Setting that aside, the ThunderX2 feature set is certainly up to speed and looks to be geared toward power users, especially those with high-end memory requirements. The SoC is equipped with 6 DDR4 memory controllers per socket and supports speeds of up to 3200 MHz. If you want to double up on the DIMMs (to 12 per socket), the top speed drops to just 2966 MHz. Up to 3 TB of memory can be included in a dual-socket server configuration.
The new processor uses the second generation of the Cavium Coherent Processor Interconnect (CCPI) to maintain memory coherency in dual-socket NUMA servers. According to the company, this newer version has twice the bandwidth of what was available in the original design. Again, it’s hard to ascertain the significance of this since we’re not being treated to specific numbers. Other high-end features include support for 10/25/40/50/100G Ethernet, PCIe Gen3 x16, and SATAv3 interfaces. In aggregate, hundreds of gigabits of I/O bandwidth are available per socket.
At this point, one of Cavium’s biggest challenges is attracting a critical mass of OEMs and ODMs to build servers around their chip. No Tier 1 vendors have announced plans to design systems with the ThunderX2, but niche server-makers like Gigabyte Technology and E4 Computer Engineering voiced support for the new silicon in Cavium’s press release. Those two companies will be making an appearance at the ISC High Performance conference later in June, as will Cavium itself, so if you’re interested in the latest rumblings on these ThunderX2 chips, those three booths would be worth a visit.
It’s also worth noting that in 2014, Cray was exploring ARM-based hardware for supercomputing using Cavium’s original ThunderX parts, but that effort apparently hasn’t yielded anything for public consumption. In 2015, Penguin Computing began offering an Open Compute Project (OCP) compliant server with these same first-generation chips, so an upgrade path may be in the pipeline there.
The problem of attracting big server vendors to buy into new processor architectures is not confined to Cavium, or for that matter, to the ARM architecture.

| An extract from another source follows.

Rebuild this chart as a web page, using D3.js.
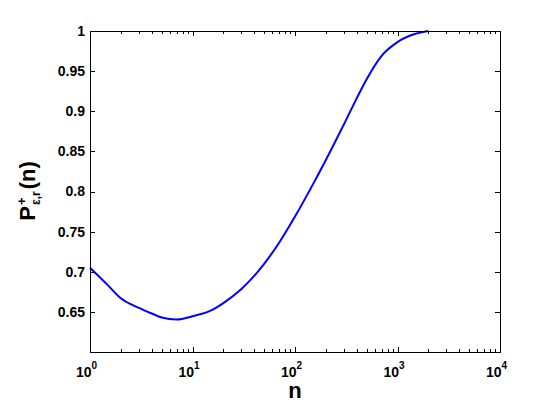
<!DOCTYPE html>
<html><head><meta charset="utf-8">
<script src="https://cdn.jsdelivr.net/npm/d3@7"></script>
<style>body{margin:0;background:#fff}svg{display:block}</style>
</head><body>
<script>
// data
const nValues = [1, 1.5, 2, 3, 4, 5, 7, 10, 15, 20, 30, 40, 50, 70, 100, 150, 200, 250, 300, 400, 500, 700, 1000, 1500, 2000];
const pValues = [0.705, 0.683, 0.667, 0.655, 0.648, 0.643, 0.6405, 0.6445, 0.6515, 0.661, 0.6785, 0.6948, 0.7098, 0.7361, 0.7687, 0.8092, 0.8392, 0.8635, 0.8836, 0.9161, 0.9399, 0.9691, 0.9862, 0.9965, 1.0];
const yTicks = [0.6, 0.65, 0.7, 0.75, 0.8, 0.85, 0.9, 0.95, 1];
const yTickLabels = ["", "0.65", "0.7", "0.75", "0.8", "0.85", "0.9", "0.95", "1"];
const xMajor = [1, 10, 100, 1000, 10000];
const xExponents = ["0", "1", "2", "3", "4"];

const W = 552, H = 410;
const FONT = "'Liberation Sans', Arial, Helvetica, sans-serif";
const svg = d3.select("body").append("svg").attr("width", W).attr("height", H)
  .style("font-family", FONT);

const x = d3.scaleLog().domain([1, 10000]).range([90, 500]);
const y = d3.scaleLinear().domain([0.6, 1]).range([352, 31]);

const xMinor = [];
for (let d = 0; d < xMajor.length - 1; d++) for (let k = 2; k <= 9; k++) xMinor.push(xMajor[d] * k);

// curve
const pts = nValues.map((n, i) => ({n, p: pValues[i]}));
svg.append("path").datum(pts)
  .attr("fill", "none").attr("stroke", "#0000ff").attr("stroke-width", 2)
  .attr("d", d3.line().x(d => x(d.n)).y(d => y(d.p)).curve(d3.curveMonotoneX));

function strip(g) { g.select(".domain").remove(); g.selectAll("line").attr("stroke", "#000").attr("shape-rendering", "crispEdges"); }

// left axis
const yl = svg.append("g").attr("transform", "translate(90,0)")
  .call(d3.axisLeft(y).tickValues(yTicks).tickSizeInner(-5).tickSizeOuter(0).tickPadding(5)
    .tickFormat((d, i) => yTickLabels[i]));
strip(yl);
yl.selectAll("text").attr("font-size", 14).attr("font-weight", "bold").attr("fill", "#000").attr("font-family", FONT);
// right axis
const yr = svg.append("g").attr("transform", "translate(500,0)")
  .call(d3.axisRight(y).tickValues(yTicks).tickSizeInner(-5).tickSizeOuter(0).tickFormat(""));
strip(yr);

// bottom / top axes, majors & minors
[["bottom", 352, d3.axisBottom], ["top", 31, d3.axisTop]].forEach(([side, py, ax]) => {
  const gM = svg.append("g").attr("transform", `translate(0,${py})`)
    .call(ax(x).tickValues(xMajor).tickSizeInner(-5).tickSizeOuter(0).tickFormat(""));
  strip(gM);
  const gm = svg.append("g").attr("transform", `translate(0,${py})`)
    .call(ax(x).tickValues(xMinor).tickSizeInner(-3).tickSizeOuter(0).tickFormat(""));
  strip(gm);
  if (side === "bottom") {
    gM.selectAll(".tick").each(function(d, i) {
      d3.select(this).append("text").attr("fill", "#000")
        .attr("font-family", FONT).attr("font-weight", "bold").attr("font-size", 14)
        .attr("x", 1).attr("y", 25).attr("text-anchor", "end").text("10");
      d3.select(this).append("text").attr("fill", "#000").attr("font-family", FONT)
        .attr("font-weight", "bold").attr("font-size", 10).attr("x", 1).attr("y", 17)
        .attr("text-anchor", "start").text(xExponents[i]);
    });
  }
});

// frame
svg.append("rect").attr("x", 90.5).attr("y", 31.5).attr("width", 410).attr("height", 321)
  .attr("fill", "none").attr("stroke", "#000").attr("stroke-width", 1);

// x label
svg.append("text").attr("x", 295).attr("y", 398).attr("text-anchor", "middle")
  .attr("font-size", 22).attr("font-weight", "bold").attr("fill", "#000").text("n");

// y label: P^+_{ε,r}(n)
const yg = svg.append("g").attr("transform", "translate(35,191) rotate(-90)")
  .attr("font-weight", "bold").attr("fill", "#000");
const inner = yg.append("g");
const tP = inner.append("text").attr("font-size", 22).attr("x", 0).attr("y", 0).text("P");
const wP = tP.node().getComputedTextLength();
const tSup = inner.append("text").attr("font-size", 13).attr("x", wP + 1).attr("y", -9).text("+");
const tSub = inner.append("text").attr("font-size", 12).attr("x", wP + 1).attr("y", 5).text("ε,r");
const wS = Math.max(tSup.node().getComputedTextLength(), tSub.node().getComputedTextLength());
const tN = inner.append("text").attr("font-size", 22).attr("x", wP + 2 + wS + 1).attr("y", 0).text("(n)");
const total = wP + 2 + wS + 1 + tN.node().getComputedTextLength();
inner.attr("transform", `translate(${-total / 2},0)`);
</script>
</body></html>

All chipmakers run into the chicken-and-egg problem of getting system builders interested in a new processor before customer demand makes it attractive to do so. This is exacerbated by the uphill slog to port the needed datacenter software like OS’s, networking libraries, compilers & runtimes, application libraries, and so on. ARM partners have actually made some headway here, but the corresponding x86 software is still vastly better and more mature, not to mention broader in scope.
Nevertheless, Cavium is hoping its latest offering will attract enough customers and vendors to gain a foothold in the datacenter. Taking a bite out of Intel’s business will be tough going for reasons already stated, but Cavium at least appears to be in back in the running regarding its ARM competition. Applied Micro’s latest offering, the 16nm X-Gene 3, is due out before the end of 2016 and looks to be generally on par with the ThunderX2. It offers similar speeds (3.0 GHz), more memory controllers (8), but fewer cores (32) compared to Cavium’s chip. AMD finally released its “Seattle” ARM Opteron at the beginning of 2016, but that processor has just eight cores, with two DDR4 channels, and appears to be designed for the lower end of the market. Broadcom’s 16nm “Vulcan” ARM server chip is promising an advanced processor design based on cores that can support up to four threads, but that effort appears to be well behind schedule.
Meanwhile, Qualcomm has generated some buzz with its 24-core 64-bit ARM prototype it announced last year. Linaro recently made that chip, or perhaps a more updated version of it, available to developers as part of a cloud service. That cloud also incorporates other ARM-based server gear from Huawei, AMD and Cavium. Qualcomm is aiming its ARM silicon at the hyperscale cloud space, looking to capitalize on the architecture’s reputation for better energy efficiency and price-performance.
Cavium is positioning the ThunderX2 more broadly, as is evidenced by the number of different integrated hardware accelerators it offers. The particular ones that end up on the silicon are a function of which application set is being targeted.
Which brings us to the four varieties of the ThunderX2, which Cavium characterizes as “workload optimized processors.” The ThunderX2_CP is the one aimed at HPC, but does double duty for cloud workloads, namely web serving, caching and search. It includes accelerators for virtualization and virtual switch offloading. The ThunderX2_ST is optimized for big data, cloud storage, massively parallel processing data bases and data warehousing. The accelerators here are for data protection, integrity, and security. The ThunderX2_SC is targeted to secure web front-end platforms, security appliances and Cloud RAN (radio access networks). Here the acceleration is provided by Cavium’s NITROX silicon, which provides some grease for various security protocols. Finally, the ThunderX2_NT chip is aimed at media servers, large-scale embedded applications, and network function virtualization (NFV) types of workloads. It includes Cavium’s OCTEON circuitry for accelerating networking functions like packet parsing, shaping, lookup, QoS and forwarding.
As mentioned before, none of these seem to be generally available yet. In the meantime, Cavium is offering a reference platform for developers using its “preferred ODM.” It is meant for customers who want to start building their software stack today in anticipation of wider deployment in 2017 and beyond.